Furthermore, approximately 50 IT security staff were recently placed on administrative leave, reportedly as part of this same restructuring. This move adds another layer of concern given the increased risk of cyberattacks and data breaches during peak tax filing periods. The IRS has become an increasingly prominent target for fraudsters and ransomware actors, and a reduction in cybersecurity personnel could leave critical infrastructure exposed.
What does this reveal about federal employment trends and public-sector morale?
The IRS workforce reduction offers a snapshot of a broader trend in federal employment: the strategic shrinking of government personnel in favor of automation, private-sector outsourcing, and centralized digital systems. While proponents of the DOGE-led transformation argue that the government needs to “do more with less,” critics counter that such aggressive downsizing risks undermining public trust and operational capacity.
In recent months, the IRS has seen the resignation or demotion of several top-level leaders, including its chief human resources officer, acting commissioner, and acting general counsel. These leadership departures, combined with the mass layoff strategy, have fueled speculation that the agency is facing internal resistance or morale issues stemming from the pace and scale of the changes.
At the same time, federal unions and civil service advocates are calling for more transparency into how employees are being selected for termination and whether the reassignments are truly based on performance metrics or political considerations.
How might this reshape the future of tax enforcement and federal oversight?
Looking ahead, the structural changes underway at the IRS could have significant long-term consequences for how tax enforcement and oversight are carried out. With fewer staff and diminished internal safeguards like the civil rights office, critics fear a scenario in which enforcement becomes more automated and less responsive to nuanced cases of taxpayer discrimination or hardship.
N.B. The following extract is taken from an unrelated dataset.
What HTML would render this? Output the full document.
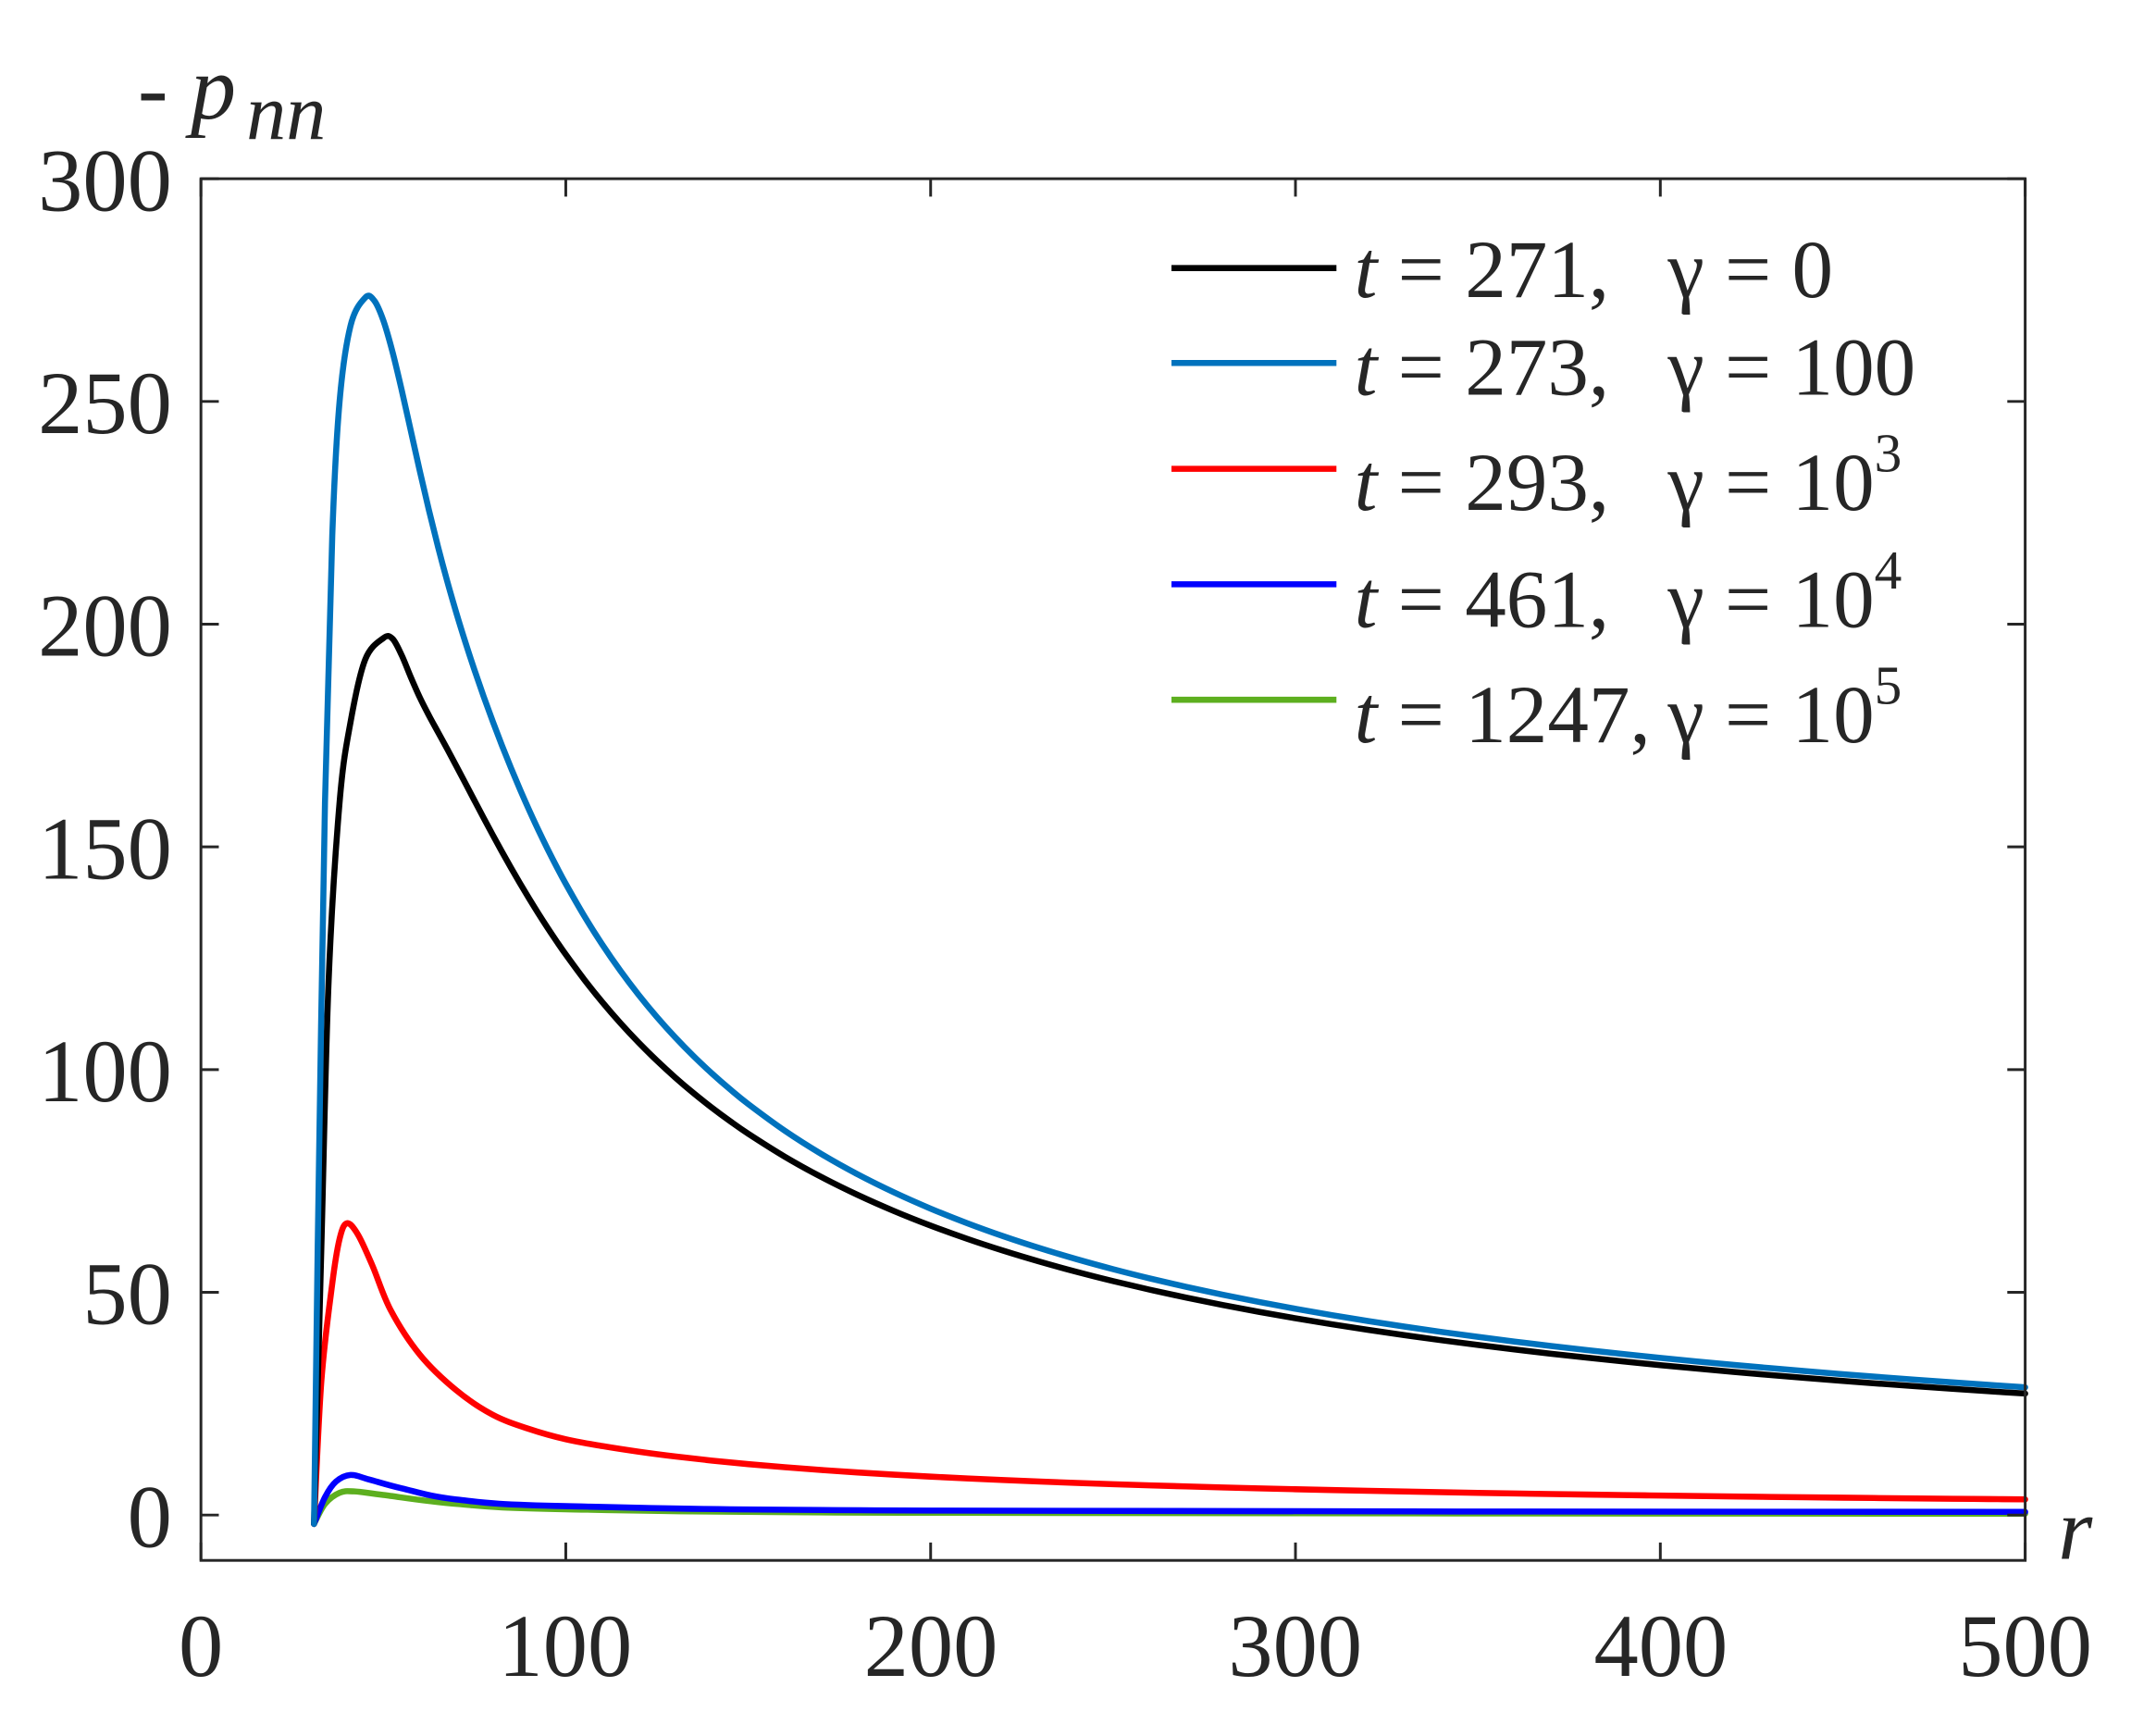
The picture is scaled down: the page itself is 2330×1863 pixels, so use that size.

The Trump administration maintains that the reforms are a necessary evolution, positioning the IRS to become a leaner and more tech-savvy agency capable of leveraging AI and cloud-based tools. However, whether such digital transformation can replace the institutional knowledge and human oversight being lost remains a critical question.
While it is too early to determine the full impact of the layoffs, many are watching closely to see whether taxpayer satisfaction, return accuracy, or audit rates change in the coming quarters. In an election year and with rising scrutiny over federal efficiency and equity, the IRS’s restructuring could become a litmus test for the broader federal overhaul underway.
If this experiment in large-scale workforce reshaping fails to deliver on promised efficiencies—or worse, results in processing delays or compromised oversight—the administration may face not only logistical fallout but also political consequences that reverberate beyond tax season.